• _Given exercise_
Print only the lines from the top of the data through the line with "textBorderColor: '#000', textBorderWidth: 0.4", both included, skipping every picture.

----

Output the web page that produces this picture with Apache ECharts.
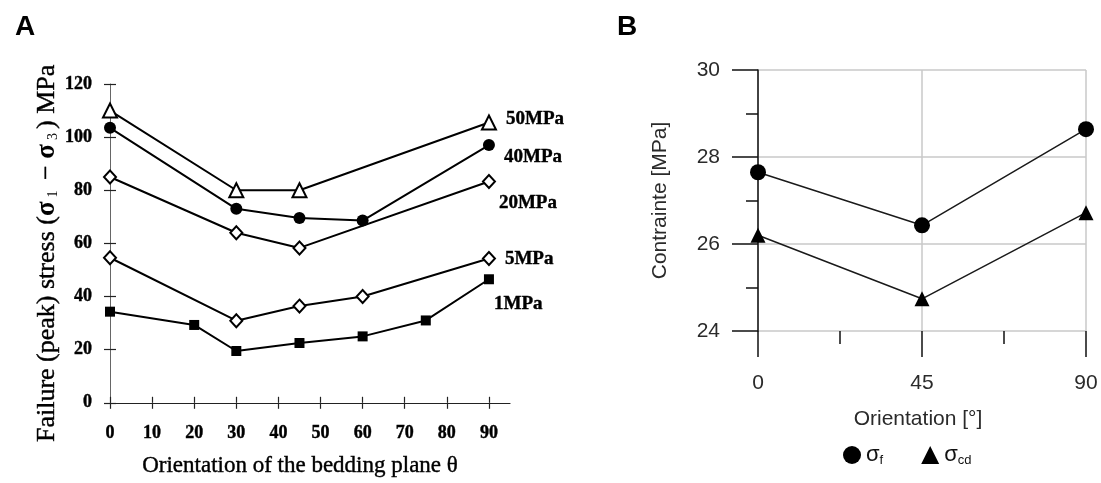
<!DOCTYPE html>
<html><head><meta charset="utf-8">
<script src="https://cdn.jsdelivr.net/npm/echarts@6/dist/echarts.min.js"></script>
<style>html,body{margin:0;padding:0;background:#fff}#c{width:1101px;height:483px}</style>
</head><body><div id="c"></div>
<script>
// ---------- Panel A data ----------
const xTicksA = [0, 10, 20, 30, 40, 50, 60, 70, 80, 90];
const x50 = [0, 30, 45, 90];            const y50 = [110, 80, 80, 105.5];
const x40 = [0, 30, 45, 60, 90];        const y40 = [103.5, 73, 69.6, 68.6, 97];
const x20 = [0, 30, 45, 90];            const y20 = [85, 64, 58.3, 83.3];
const x5  = [0, 30, 45, 60, 90];        const y5  = [54.6, 30.9, 36.4, 40, 54.3];
const x1  = [0, 20, 30, 45, 60, 75, 90]; const y1 = [34.3, 29.3, 19.5, 22.5, 25, 31, 46.5];
const labelsA = ['50MPa', '40MPa', '20MPa', '5MPa', '1MPa'];
const titleXA = 'Orientation of the bedding plane θ';

// ---------- Panel B data ----------
const xB = [0, 45, 90];
const sigmaF  = [27.65, 26.43, 28.64];
const sigmaCD = [26.2, 24.74, 26.72];
const namesB = ['σ_f', 'σ_cd'];
const titleXB = 'Orientation [°]';
const titleYB = 'Contrainte [MPa]';

const serif = 'Liberation Serif';
const sans = 'Liberation Sans';
const heavy = { textBorderColor: '#000', textBorderWidth: 0.4 };

function seriesA(xs, ys, name, symbol, size, filled, off) {
  const data = xs.map((x, i) => [x, ys[i]]);
  const last = data.length - 1;
  data[last] = {
    value: data[last],
    label: Object.assign({ show: true, formatter: name, position: 'right', distance: 0, offset: off,
      fontFamily: serif, fontSize: 19, fontWeight: 'bold', color: '#000' }, heavy)
  };
  return {
    type: 'line', name: name, xAxisIndex: 0, yAxisIndex: 0, data: data,
    symbol: symbol, symbolSize: size, showSymbol: true, silent: true,
    lineStyle: { color: '#000', width: 2 },
    itemStyle: { color: filled ? '#000' : '#fff', borderColor: '#000', borderWidth: filled ? 0 : 2 },
    emphasis: { disabled: true }, z: 3
  };
}

function seriesB(ys, name, symbol, size) {
  return {
    type: 'line', name: name, xAxisIndex: 2, yAxisIndex: 2,
    data: xB.map((x, i) => [x, ys[i]]),
    symbol: symbol, symbolSize: size, showSymbol: true, silent: true,
    lineStyle: { color: '#1a1a1a', width: 1.5 },
    itemStyle: { color: '#000' }, emphasis: { disabled: true }, z: 3
  };
}

const chart = echarts.init(document.getElementById('c'), null, { renderer: 'canvas' });
chart.setOption({
  animation: false,
  backgroundColor: '#fff',
  title: [
    { text: 'A', left: 10, top: 8, textStyle: { fontFamily: sans, fontSize: 28, fontWeight: 'bold', color: '#000' } },
    { text: 'B', left: 612, top: 8, textStyle: { fontFamily: sans, fontSize: 28, fontWeight: 'bold', color: '#000' } }
  ],
  grid: [
    { left: 110, top: 84, width: 400, height: 321 },
    { left: 758, top: 70, width: 328, height: 261 }
  ],
  xAxis: [
    { gridIndex: 0, type: 'value', min: 0, max: 95, position: 'bottom',
      axisLine: { show: true, lineStyle: { color: '#222', width: 1.2 } },
      axisTick: { show: true, customValues: xTicksA, length: 6, lineStyle: { color: '#222', width: 1.2 } },
      axisLabel: Object.assign({ customValues: xTicksA, margin: 22, fontFamily: serif, fontSize: 18, fontWeight: 'bold', color: '#000' }, heavy),
      splitLine: { show: false },
      name: titleXA, nameLocation: 'middle', nameGap: 52,
      nameTextStyle: Object.assign({ fontFamily: serif, fontSize: 23, color: '#000', padding: [0, 20, 0, 0] }, heavy) },
    { gridIndex: 0, type: 'value', min: 0, max: 95, position: 'bottom',
      axisLine: { show: false },
      axisTick: { show: true, inside: true, customValues: xTicksA, length: 6, lineStyle: { color: '#222', width: 1.2 } },
      axisLabel: { show: false }, splitLine: { show: false } },
    { gridIndex: 1, type: 'value', min: 0, max: 90, interval: 45, position: 'bottom',
      axisLine: { show: false },
      axisTick: { show: true, length: 26, lineStyle: { color: '#111', width: 1.5 } },
      minorTick: { show: true, splitNumber: 2, length: 13, lineStyle: { color: '#111', width: 1.5 } },
      axisLabel: { margin: 42, fontFamily: sans, fontSize: 21, color: '#2a2a2a' },
      splitLine: { show: true, lineStyle: { color: '#c8c8c8', width: 1.5 } },
      name: titleXB, nameLocation: 'middle', nameGap: 78,
      nameTextStyle: { fontFamily: sans, fontSize: 21, color: '#2a2a2a', padding: [0, 8, 0, 0] } }
  ],
  yAxis: [
    { gridIndex: 0, type: 'value', min: 0, max: 120, interval: 20, position: 'left',
      axisLine: { show: true, lineStyle: { color: '#666', width: 1 } },
      axisTick: { show: true, length: 6, lineStyle: { color: '#222', width: 1.2 } },
      axisLabel: Object.assign({ margin: 18, fontFamily: serif, fontSize: 18, fontWeight: 'bold', color: '#000' }, heavy),
      splitLine: { show: false },
      name: '{t|Failure (peak) stress (}{g|σ}{s|1}{t| − }{g|σ}{s|3}{t|) MPa}',
      nameLocation: 'middle', nameGap: 42,
      nameTextStyle: { fontFamily: serif, fontSize: 26, color: '#000', padding: [0, 20, 0, 0],
        rich: { t: Object.assign({ fontFamily: serif, fontSize: 26, color: '#000' }, heavy),
                g: { fontFamily: serif, fontSize: 27, fontWeight: 'bold', color: '#000' },
                s: { fontFamily: serif, fontSize: 14, color: '#000', padding: [12, 4, 0, 4] } } } },
    { gridIndex: 0, type: 'value', min: 0, max: 120, interval: 20, position: 'left',
      axisLine: { show: false },
      axisTick: { show: true, inside: true, length: 6, lineStyle: { color: '#222', width: 1.2 } },
      axisLabel: { show: false }, splitLine: { show: false } },
    { gridIndex: 1, type: 'value', min: 24, max: 30, interval: 2, position: 'left',
      axisLine: { show: true, lineStyle: { color: '#111', width: 1.5 } },
      axisTick: { show: true, length: 26, lineStyle: { color: '#111', width: 1.5 } },
      minorTick: { show: true, splitNumber: 2, length: 12, lineStyle: { color: '#111', width: 1.5 } },
      axisLabel: { margin: 38, fontFamily: sans, fontSize: 21, color: '#2a2a2a' },
      splitLine: { show: true, lineStyle: { color: '#c8c8c8', width: 1.5 } },
      name: titleYB, nameLocation: 'middle', nameGap: 87,
      nameTextStyle: { fontFamily: sans, fontSize: 21, color: '#2a2a2a' } }
  ],
  legend: {
    data: [{ name: namesB[0], icon: 'circle' }, { name: namesB[1], icon: 'triangle' }],
    left: 838, top: 439, itemWidth: 18, itemHeight: 18, itemGap: 38,
    selectedMode: false,
    formatter: function (n) { const p = n.split('_'); return '{m|' + p[0] + '}{s|' + p[1] + '}'; },
    textStyle: { rich: {
      m: { fontFamily: sans, fontSize: 22, color: '#111' },
      s: { fontFamily: sans, fontSize: 13, color: '#111', padding: [10, 0, 0, 0] } } }
  },
  series: [
    seriesA(x50, y50, labelsA[0], 'triangle', 14, false, [9, -3]),
    seriesA(x40, y40, labelsA[1], 'circle', 12, true, [9, 12]),
    seriesA(x20, y20, labelsA[2], 'diamond', [12, 13], false, [3, 22]),
    seriesA(x5, y5, labelsA[3], 'diamond', [12, 13], false, [9, 1]),
    seriesA(x1, y1, labelsA[4], 'rect', 10, true, [0, 25]),
    seriesB(sigmaF, namesB[0], 'circle', 16),
    seriesB(sigmaCD, namesB[1], 'triangle', 15)
  ]
});
</script>
</body></html>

----

• _Answer to this problem_
Output the web page that produces this picture with Apache ECharts.
<!DOCTYPE html>
<html><head><meta charset="utf-8">
<script src="https://cdn.jsdelivr.net/npm/echarts@6/dist/echarts.min.js"></script>
<style>html,body{margin:0;padding:0;background:#fff}#c{width:1101px;height:483px}</style>
</head><body><div id="c"></div>
<script>
// ---------- Panel A data ----------
const xTicksA = [0, 10, 20, 30, 40, 50, 60, 70, 80, 90];
const x50 = [0, 30, 45, 90];            const y50 = [110, 80, 80, 105.5];
const x40 = [0, 30, 45, 60, 90];        const y40 = [103.5, 73, 69.6, 68.6, 97];
const x20 = [0, 30, 45, 90];            const y20 = [85, 64, 58.3, 83.3];
const x5  = [0, 30, 45, 60, 90];        const y5  = [54.6, 30.9, 36.4, 40, 54.3];
const x1  = [0, 20, 30, 45, 60, 75, 90]; const y1 = [34.3, 29.3, 19.5, 22.5, 25, 31, 46.5];
const labelsA = ['50MPa', '40MPa', '20MPa', '5MPa', '1MPa'];
const titleXA = 'Orientation of the bedding plane θ';

// ---------- Panel B data ----------
const xB = [0, 45, 90];
const sigmaF  = [27.65, 26.43, 28.64];
const sigmaCD = [26.2, 24.74, 26.72];
const namesB = ['σ_f', 'σ_cd'];
const titleXB = 'Orientation [°]';
const titleYB = 'Contrainte [MPa]';

const serif = 'Liberation Serif';
const sans = 'Liberation Sans';
const heavy = { textBorderColor: '#000', textBorderWidth: 0.4 };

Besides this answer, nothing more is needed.